La conservación de la biodiversidad cultivada
Hace unos 12.000 años, nuestros antepasados iniciaron una nueva relación con algunas de las plantas silvestres de las que se alimentaban. Empezaron a modificar el entorno donde estas vivían para favorecer su crecimiento. Procuraron que se desarrollaran sin la competencia de otras plantas ni el consumo de otros animales herbívoros, y que dispusieran de más agua y nutrientes. A cambio, nuestros ancestros obtuvieron una fuente de alimentos más abundante y segura. Mientras que consumían una parte de la cosecha, utilizaban otra para fundar una nueva generación de plantas. El resultado fue una alianza de éxito asombroso, una suerte de simbiosis que permitió tanto a los humanos como a las plantas asociadas con ellos medrar de modo exponencial sobre la Tierra.

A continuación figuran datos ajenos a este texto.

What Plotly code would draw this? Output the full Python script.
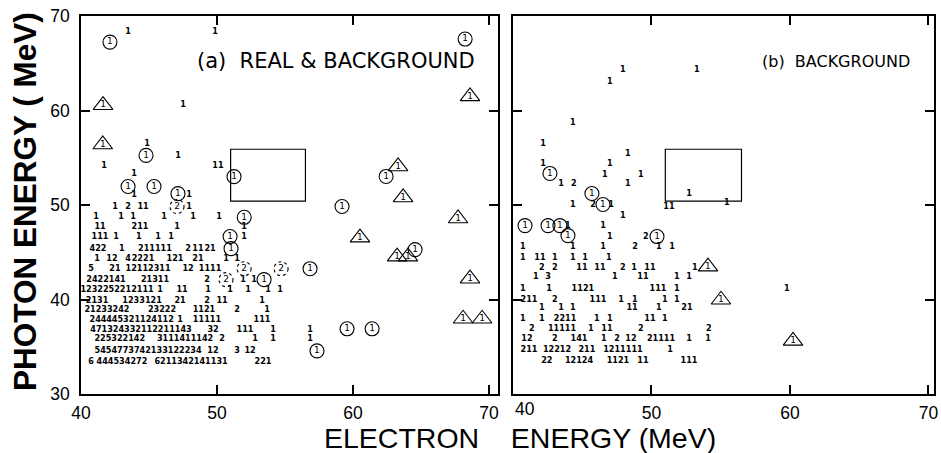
import plotly.graph_objects as go

# ---------------- data (electron energy x, photon energy y, MeV) ----------------
# Panel (a) REAL & BACKGROUND: plain counts, one list per row of photon energy
A_row_y = [68.3, 60.56, 56.5, 55.25, 54.2, 53.3, 51.1, 49.84, 48.78, 47.72, 46.66,
           45.38, 44.32, 43.26, 42.10, 41.03, 39.87, 38.91, 37.85, 36.79, 35.84,
           34.56, 33.40]
A_row_items = [
    [(43.46, "1"), (49.85, "1")],
    [(47.5, "1")],
    [(44.85, "1")],
    [(47.13, "1")],
    [(41.7, "1"), (50.07, "11")],
    [(43.9, "1")],
    [(43.9, "1"), (47.94, "1")],
    [(42.5, "1"), (43.46, "2"), (44.56, "11"), (47.94, "1")],
    [(41.1, "1"), (42.94, "1"), (43.82, "1"), (46.11, "1"), (48.24, "1"), (50.15, "1")],
    [(41.40, "11"), (44.34, "211"), (47.06, "1"), (51.99, "1")],
    [(41.40, "111"), (42.57, "1"), (44.26, "1"), (45.66, "1"), (46.62, "1"), (51.99, "1")],
    [(41.25, "422"), (43.01, "1"), (45.44, "211111"), (47.87, "2"), (48.6, "11"), (49.49, "21")],
    [(41.18, "1"), (42.28, "12"), (43.46, "4"), (44.56, "2221"), (46.91, "121"), (48.6, "21"),
     (50.66, "1"), (51.47, "1")],
    [(40.74, "5"), (42.5, "21"), (44.93, "12112311"), (47.87, "12"), (49.49, "1111")],
    [(41.84, "2422141"), (45.44, "21311"), (49.26, "2"), (51.91, "1"), (52.72, "1")],
    [(42.65, "1232252212111"), (45.81, "1"), (47.43, "11"), (49.34, "1"), (50.96, "1"),
     (52.28, "1"), (53.75, "1"), (54.63, "1")],
    [(41.18, "2131"), (44.49, "1233121"), (47.28, "21"), (49.26, "2"), (50.37, "11"), (53.31, "1")],
    [(41.91, "21233242"), (45.96, "23222"), (49.04, "1121"), (51.47, "2"), (53.68, "1")],
    [(41.25, "244"), (44.34, "445321124112"), (47.28, "1"), (49.26, "11111"), (53.31, "111")],
    [(44.41, "471324332112211143"), (49.71, "32"), (52.06, "111"), (54.12, "1"), (56.84, "1")],
    [(42.85, "225322142"), (47.65, "3111411142"), (50.37, "2"), (52.79, "1"), (54.12, "1"), (56.84, "1")],
    [(44.93, "5454773742133122234"), (49.7, "12"), (51.47, "3"), (52.43, "12")],
    [(40.74, "6"), (43.01, "444534272"), (48.09, "6211342141131"), (53.38, "221")],
]
A_circ_x = [42.13, 44.78, 51.25, 43.46, 45.37, 47.13, 52.0, 50.96, 51.03, 53.46,
            56.84, 57.35, 59.56, 61.4, 64.56, 68.24, 62.43, 59.19]
A_circ_y = [67.24, 55.25, 53.0, 51.96, 51.96, 51.2, 48.7, 46.66, 45.38, 42.1,
            43.26, 34.56, 36.9, 36.9, 45.28, 67.56, 53.02, 49.84]
A_tri_x = [41.62, 41.6, 60.51, 63.24, 64.04, 68.6, 68.09, 69.49, 68.6, 63.31, 63.68, 67.72]
A_tri_y = [60.56, 56.4, 46.55, 44.54, 44.54, 42.2, 37.96, 37.96, 61.5, 54.08, 50.8, 48.57]
A_dash_x = [47.06, 51.99, 54.71, 50.66]
A_dash_y = [49.84, 43.26, 43.26, 42.1]
A_dash_t = ["2", "2", "2", "2"]

# Panel (b) BACKGROUND
B_row_y = [64.27, 63.0, 58.75, 56.53, 55.46, 54.4, 53.24, 52.28, 51.22, 50.27, 50.05,
           49.84, 48.88, 47.82, 46.66, 45.6, 44.43, 43.37, 42.41, 41.14, 39.97, 39.12,
           37.96, 36.9, 35.84, 34.67, 33.5]
B_row_items = [
    [(47.94, "1"), (53.28, "1")],
    [(47.0, "1")],
    [(44.33, "1")],
    [(42.17, "1")],
    [(48.3, "1")],
    [(42.17, "1"), (47.0, "1")],
    [(46.64, "1"), (49.24, "1")],
    [(43.47, "1"), (44.4, "2"), (48.3, "1")],
    [(52.71, "1")],
    [(55.45, "1")],
    [(44.33, "1"), (45.78, "2"), (47.08, "1")],
    [(51.26, "11")],
    [(47.94, "1")],
    [(43.97, "1"), (46.5, "1")],
    [(47.0, "1"), (49.6, "2")],
    [(40.72, "1"), (44.33, "1"), (46.5, "1"), (48.81, "2"), (50.54, "1"), (51.48, "1")],
    [(40.72, "1"), (41.95, "11"), (43.03, "1"), (44.33, "1"), (45.2, "1"), (46.93, "1")],
    [(42.09, "2"), (43.03, "2"), (44.98, "11"), (46.28, "11"), (47.94, "2"), (48.74, "1"),
     (49.89, "11"), (53.14, "1")],
    [(41.66, "1"), (42.53, "3"), (47.36, "1"), (49.39, "11"), (51.84, "1"), (52.71, "1")],
    [(40.72, "1"), (42.6, "1"), (45.05, "1121"), (50.47, "111"), (51.84, "1"), (59.78, "1")],
    [(41.16, "211"), (43.03, "2"), (46.14, "111"), (47.8, "1"), (48.8, "1"), (50.97, "1"), (51.84, "1")],
    [(42.09, "1"), (43.47, "1"), (44.33, "1"), (48.6, "11"), (50.54, "1"), (52.56, "21")],
    [(40.72, "1"), (42.09, "1"), (43.76, "2211"), (46.06, "1"), (47.0, "1"), (49.89, "11"), (50.97, "1")],
    [(41.37, "2"), (43.54, "11111"), (45.63, "1"), (46.79, "11"), (49.24, "2"), (54.15, "2")],
    [(41.01, "12"), (43.03, "2"), (44.77, "141"), (46.57, "1"), (47.51, "2"), (48.52, "12"),
     (50.69, "21111"), (52.71, "1"), (54.08, "1")],
    [(41.16, "211"), (43.18, "12212"), (45.34, "211"), (47.94, "1211111"), (51.34, "1")],
    [(42.45, "22"), (44.77, "12124"), (47.58, "1121"), (49.39, "11"), (52.71, "111")],
]
B_circ_x = [42.67, 45.7, 46.5, 40.87, 42.53, 43.39, 43.97, 50.4]
B_circ_y = [53.34, 51.22, 50.05, 47.82, 47.82, 47.82, 46.76, 46.66]
B_tri_x = [54.08, 55.02, 60.22]
B_tri_y = [43.48, 39.97, 35.62]

# signal box (electron 51-56.5 MeV, photon 50.4-55.9 MeV)
BOX_X = [51.0, 56.5]
BOX_Y = [50.4, 55.9]

X_TICKS = [40, 50, 60, 70]
Y_TICKS = [30, 40, 50, 60, 70]

# ---------------- figure ----------------
NUM_FONT = dict(family="DejaVu Sans Condensed, DejaVu Sans", size=9, color="black", weight="bold")
MARK_FONT = dict(family="DejaVu Sans", size=9, color="black")


def flatten(rows_y, rows_items):
    xs, ys, ts = [], [], []
    for y, items in zip(rows_y, rows_items):
        for x, t in items:
            xs.append(x)
            ys.append(y)
            ts.append(t)
    return xs, ys, ts


fig = go.Figure()


def add_panel(xa, ya, rows_y, rows_items, cx, cy, tx, ty):
    xs, ys, ts = flatten(rows_y, rows_items)
    fig.add_trace(go.Scatter(x=xs, y=ys, text=ts, mode="text", textfont=NUM_FONT,
                             textposition="middle center", xaxis=xa, yaxis=ya,
                             showlegend=False, hoverinfo="skip"))
    fig.add_trace(go.Scatter(x=cx, y=cy, text=["1"] * len(cx), mode="markers+text",
                             marker=dict(symbol="circle-open", size=14,
                                         color="black", line=dict(width=1.1, color="black")),
                             textfont=MARK_FONT, textposition="middle center",
                             xaxis=xa, yaxis=ya, showlegend=False, hoverinfo="skip"))
    fig.add_trace(go.Scatter(x=tx, y=ty, text=["1"] * len(tx), mode="markers+text",
                             marker=dict(symbol="triangle-up-open", size=17,
                                         color="black", line=dict(width=1.1, color="black")),
                             textfont=MARK_FONT, textposition="middle center",
                             xaxis=xa, yaxis=ya, showlegend=False, hoverinfo="skip"))


add_panel("x", "y", A_row_y, A_row_items, A_circ_x, A_circ_y, A_tri_x, A_tri_y)
add_panel("x2", "y2", B_row_y, B_row_items, B_circ_x, B_circ_y, B_tri_x, B_tri_y)

# dashed circled "2"
fig.add_trace(go.Scatter(x=A_dash_x, y=A_dash_y, text=A_dash_t, mode="text",
                         textfont=MARK_FONT, textposition="middle center",
                         xaxis="x", yaxis="y", showlegend=False, hoverinfo="skip"))

shapes = []
for x, y in zip(A_dash_x, A_dash_y):
    shapes.append(dict(type="circle", xref="x", yref="y", xsizemode="pixel", ysizemode="pixel",
                       xanchor=x, yanchor=y, x0=-7, x1=7, y0=-7, y1=7,
                       line=dict(color="black", width=1.1, dash="dot")))
for xr, yr in (("x", "y"), ("x2", "y2")):
    shapes.append(dict(type="rect", xref=xr, yref=yr, x0=BOX_X[0], x1=BOX_X[1],
                       y0=BOX_Y[0], y1=BOX_Y[1], line=dict(color="black", width=1.2)))

TICK_FONT = dict(family="Liberation Sans, Arial", size=17.5, color="black")
axis_common = dict(showline=True, linecolor="black", linewidth=1.5, mirror="ticks",
                   ticks="inside", ticklen=9, tickwidth=1.5, tickcolor="black",
                   showgrid=False, zeroline=False, tickfont=TICK_FONT, automargin=False)

fig.update_layout(
    width=941, height=453,
    margin=dict(l=81, r=7, t=16, b=59),
    paper_bgcolor="white", plot_bgcolor="white",
    xaxis=dict(domain=[0, 0.4889], range=[40, 70.66], tickvals=X_TICKS,
               ticklabelstandoff=2, anchor="y", **axis_common),
    yaxis=dict(domain=[0, 1], range=[30, 70], tickvals=Y_TICKS,
               ticklabelstandoff=6, anchor="x", **axis_common),
    xaxis2=dict(domain=[0.5064, 1], range=[40, 70.4], tickvals=X_TICKS,
                ticktext=["", "50", "60", "70"], ticklabelstandoff=2, anchor="y2", **axis_common),
    yaxis2=dict(domain=[0, 1], range=[30, 70], tickvals=Y_TICKS, showticklabels=False,
                anchor="x2", **axis_common),
    shapes=shapes,
    annotations=[
        dict(text="(a)\u00a0\u00a0REAL & BACKGROUND", x=48.38, y=65.2, xref="x", yref="y",
             xanchor="left", yanchor="middle", showarrow=False,
             font=dict(family="DejaVu Sans", size=21, color="black")),
        dict(text="(b)\u00a0\u00a0BACKGROUND", x=57.83, y=65.2, xref="x2", yref="y2",
             xanchor="left", yanchor="middle", showarrow=False,
             font=dict(family="DejaVu Sans", size=16, color="black")),
        dict(text="40", x=40, y=0, xref="x2", yref="paper", xanchor="center", yanchor="top",
             xshift=12, yshift=-3, showarrow=False, font=TICK_FONT),
        dict(text="ELECTRON\u00a0\u00a0\u00a0\u00a0ENERGY (MeV)", x=0.5147, y=-0.1164,
             xref="paper", yref="paper", xanchor="center", yanchor="middle", showarrow=False,
             font=dict(family="Liberation Sans, Arial", size=28.5, color="black")),
        dict(text="PHOTON ENERGY ( MeV)", x=-0.0657, y=0.5106, xref="paper", yref="paper",
             xanchor="center", yanchor="middle", textangle=-90, showarrow=False,
             font=dict(family="Liberation Sans, Arial", size=31.5, color="black", weight="bold")),
    ],
)

fig.write_html("out.html", config={"displayModeBar": False},
               post_script="document.body.style.margin='0px';document.body.style.overflow='hidden';")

A lo largo de esta fructífera relación, ambos «simbiontes» coevolucionaron. Los humanos nos convertimos en una pieza indispensable en el ciclo biológico de las plantas domesticadas y moldeamos su evolución. Las plantas cultivadas se fueron diferenciando progresivamente de las silvestres, a menudo a través de pequeños cambios genéticos que tuvieron una gran trascendencia en el fenotipo. A su vez, nuestra especie también evolucionó, en especial en la vertiente cultural y, en menor medida, en la componente genética. Fuimos cambiando la forma de vivir, nuestras preferencias sensoriales y culinarias y, en consecuencia, las cualidades que exigíamos a las plantas cultivadas. Desarrollamos nuevos conocimientos y tecnologías que nos permitieron intervenir con más eficiencia sobre el entorno, lo que benefició aún más a nuestras asociadas.